What this says is that the number of voters in a cluster (ballot 
fractions for that cluster times ballot weight of the ballot in 
question) must sum to the same number, which is totweight / numclusters 
or n/m.

But this implies a Hare quota. Say that, in the minmax program, a given 
candidate exceeds a Hare quota of first preferences. Then a cluster 
containing voters ranking this candidate first will get maximum score. 
Since each voter will vote the candidate above everybody else, the 
weakest victory for this candidate will equal the cluster size, which is 
the maximum possible score a cluster can attain.

But if that is a Hare quota constraint, then it's relatively easy to 
alter it into a Droop quota constraint. By the same notation (and array 
order) as above:

s.t. quota_constraint{c in CLUSTERS}:
         sum {k in BALLOTS} (ballot_fraction[k, c] * ballot_wt[k]) >=
                 (totweight + 1e-6)/(numclusters+1);

The 1e-6 is there because a Droop quota constraint is strictly that "any 
party supported by more than k Droop quotas should have at least k 
seats", so if it's supported by exactly k Droop quotas, it doesn't 
necessarily get a seat. But that is vanishingly rare and you may remove 
the fudge factor if it seems ugly.

What happens now is that each cluster is constrained to be at least a 
Droop quota in size, but can be larger if that increases the score.
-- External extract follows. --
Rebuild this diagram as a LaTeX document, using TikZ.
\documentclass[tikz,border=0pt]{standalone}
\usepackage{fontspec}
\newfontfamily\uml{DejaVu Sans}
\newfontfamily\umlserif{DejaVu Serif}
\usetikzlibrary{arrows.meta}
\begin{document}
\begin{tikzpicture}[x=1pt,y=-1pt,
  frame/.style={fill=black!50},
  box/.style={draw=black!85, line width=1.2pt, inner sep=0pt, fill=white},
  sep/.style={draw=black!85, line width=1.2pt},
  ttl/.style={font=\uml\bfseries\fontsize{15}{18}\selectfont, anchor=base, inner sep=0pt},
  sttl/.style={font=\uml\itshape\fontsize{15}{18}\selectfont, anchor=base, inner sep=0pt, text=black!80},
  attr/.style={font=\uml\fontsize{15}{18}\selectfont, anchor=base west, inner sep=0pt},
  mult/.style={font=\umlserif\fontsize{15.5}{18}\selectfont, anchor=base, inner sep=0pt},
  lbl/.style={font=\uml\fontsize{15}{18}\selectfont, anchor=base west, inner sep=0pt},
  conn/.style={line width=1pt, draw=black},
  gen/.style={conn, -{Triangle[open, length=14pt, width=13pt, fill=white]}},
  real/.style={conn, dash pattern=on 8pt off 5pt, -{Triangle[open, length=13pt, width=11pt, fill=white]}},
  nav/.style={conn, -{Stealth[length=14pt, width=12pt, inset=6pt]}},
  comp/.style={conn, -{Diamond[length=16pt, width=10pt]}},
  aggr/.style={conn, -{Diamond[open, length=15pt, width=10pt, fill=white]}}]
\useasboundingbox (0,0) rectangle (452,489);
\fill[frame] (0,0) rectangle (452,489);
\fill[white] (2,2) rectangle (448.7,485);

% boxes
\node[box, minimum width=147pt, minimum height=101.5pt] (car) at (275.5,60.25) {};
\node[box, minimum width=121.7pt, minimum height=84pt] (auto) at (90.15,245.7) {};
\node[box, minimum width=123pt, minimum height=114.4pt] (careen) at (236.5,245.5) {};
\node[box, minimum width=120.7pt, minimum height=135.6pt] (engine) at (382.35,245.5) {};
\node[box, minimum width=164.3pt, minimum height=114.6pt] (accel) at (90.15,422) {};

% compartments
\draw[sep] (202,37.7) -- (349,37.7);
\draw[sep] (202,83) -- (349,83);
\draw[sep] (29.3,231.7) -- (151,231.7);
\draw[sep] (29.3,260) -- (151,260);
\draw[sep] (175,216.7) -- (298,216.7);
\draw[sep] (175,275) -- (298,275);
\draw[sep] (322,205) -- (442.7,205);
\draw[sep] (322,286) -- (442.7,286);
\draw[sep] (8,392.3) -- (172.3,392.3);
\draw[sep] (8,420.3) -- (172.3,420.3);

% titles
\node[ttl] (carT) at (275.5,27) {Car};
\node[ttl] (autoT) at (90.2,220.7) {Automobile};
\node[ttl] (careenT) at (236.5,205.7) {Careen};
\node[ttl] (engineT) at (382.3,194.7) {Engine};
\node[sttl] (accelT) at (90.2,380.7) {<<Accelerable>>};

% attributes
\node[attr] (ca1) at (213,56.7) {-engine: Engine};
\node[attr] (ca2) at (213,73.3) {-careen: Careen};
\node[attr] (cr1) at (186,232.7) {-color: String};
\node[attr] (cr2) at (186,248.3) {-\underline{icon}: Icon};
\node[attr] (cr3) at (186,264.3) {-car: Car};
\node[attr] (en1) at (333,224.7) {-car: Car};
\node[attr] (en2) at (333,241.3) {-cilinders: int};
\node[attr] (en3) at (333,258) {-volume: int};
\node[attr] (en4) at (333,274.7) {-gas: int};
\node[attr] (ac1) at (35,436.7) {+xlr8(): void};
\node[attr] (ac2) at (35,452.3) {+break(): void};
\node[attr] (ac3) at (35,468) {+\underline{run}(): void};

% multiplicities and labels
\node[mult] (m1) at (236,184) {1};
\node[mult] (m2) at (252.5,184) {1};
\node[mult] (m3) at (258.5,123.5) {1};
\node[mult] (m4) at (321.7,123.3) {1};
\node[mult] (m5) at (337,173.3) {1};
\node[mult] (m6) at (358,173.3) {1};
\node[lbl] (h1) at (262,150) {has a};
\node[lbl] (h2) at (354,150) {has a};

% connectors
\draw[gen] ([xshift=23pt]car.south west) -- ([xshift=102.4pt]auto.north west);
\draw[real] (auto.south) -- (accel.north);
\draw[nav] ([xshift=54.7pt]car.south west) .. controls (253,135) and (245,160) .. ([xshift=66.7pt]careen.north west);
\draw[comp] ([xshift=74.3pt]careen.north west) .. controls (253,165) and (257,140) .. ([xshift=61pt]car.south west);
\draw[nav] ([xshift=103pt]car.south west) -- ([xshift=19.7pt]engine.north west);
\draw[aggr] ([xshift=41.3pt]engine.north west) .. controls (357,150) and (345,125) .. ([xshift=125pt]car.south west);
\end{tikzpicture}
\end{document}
But how does this change the outcome? Well, in the LCR example with 
minmax, we get that, for council sizes <= 10:

- with ordinary (summed) scores, C gets a seat when the total number of 
seats are 1, 3, 4, 5, 6, 7, 8, 9, and 10.
- with minimax scores, C gets a seat when the total number of seats are 
1, 3, 5, 7, 8, 9, and 10.

So with a Droop quota, the method is less proportional and more 
majoritarian than with a Hare quota. This seems in line with how 
Plurality-based party list methods with smaller quotas favor large 
parties. If those methods have a greater "large party bias" with smaller 
quotas, the Condorcet-clustering method has a greater "centrist bias" 
with smaller quotas.

More generally, it seems that smaller quotas render the method more like 
how it acts in the single-winner case. Plurality and IRV-based ones have 
a large party bias because those parties have many votes and so would be 
elected more often in plain Plurality (or IRV). Similarly, if I'm right, 
Condorcet-based ones have a centrist-majority bias because centrists are 
more likely to be elected in single-winner Condorcet.

-

And now that I know there's a quota in these methods, what's next? 
"Floating quota" Webster/Sainte-Laguë? That would be hard to implement 
within the limits of mixed-integer programming.

The most surprising thing here is that minimax scoring seems to behave 
"properly" with a Droop quota whereas summed scores behave better with a 
Hare quota. How do the quota rules influence the outcome with summed 
scores vs with minimax scores? It might be interesting to explore in 
greater detail. Perhaps there is something to the distinction mentioned 
about Hare and Droop on Wikipedia: a Hare quota *represents* a group, 
whereas a Droop quota *is elected by* a group. But a more formal or 
rigorous investigation would probably need extreme cases, where minimax 
and sum differ as greatly as possible.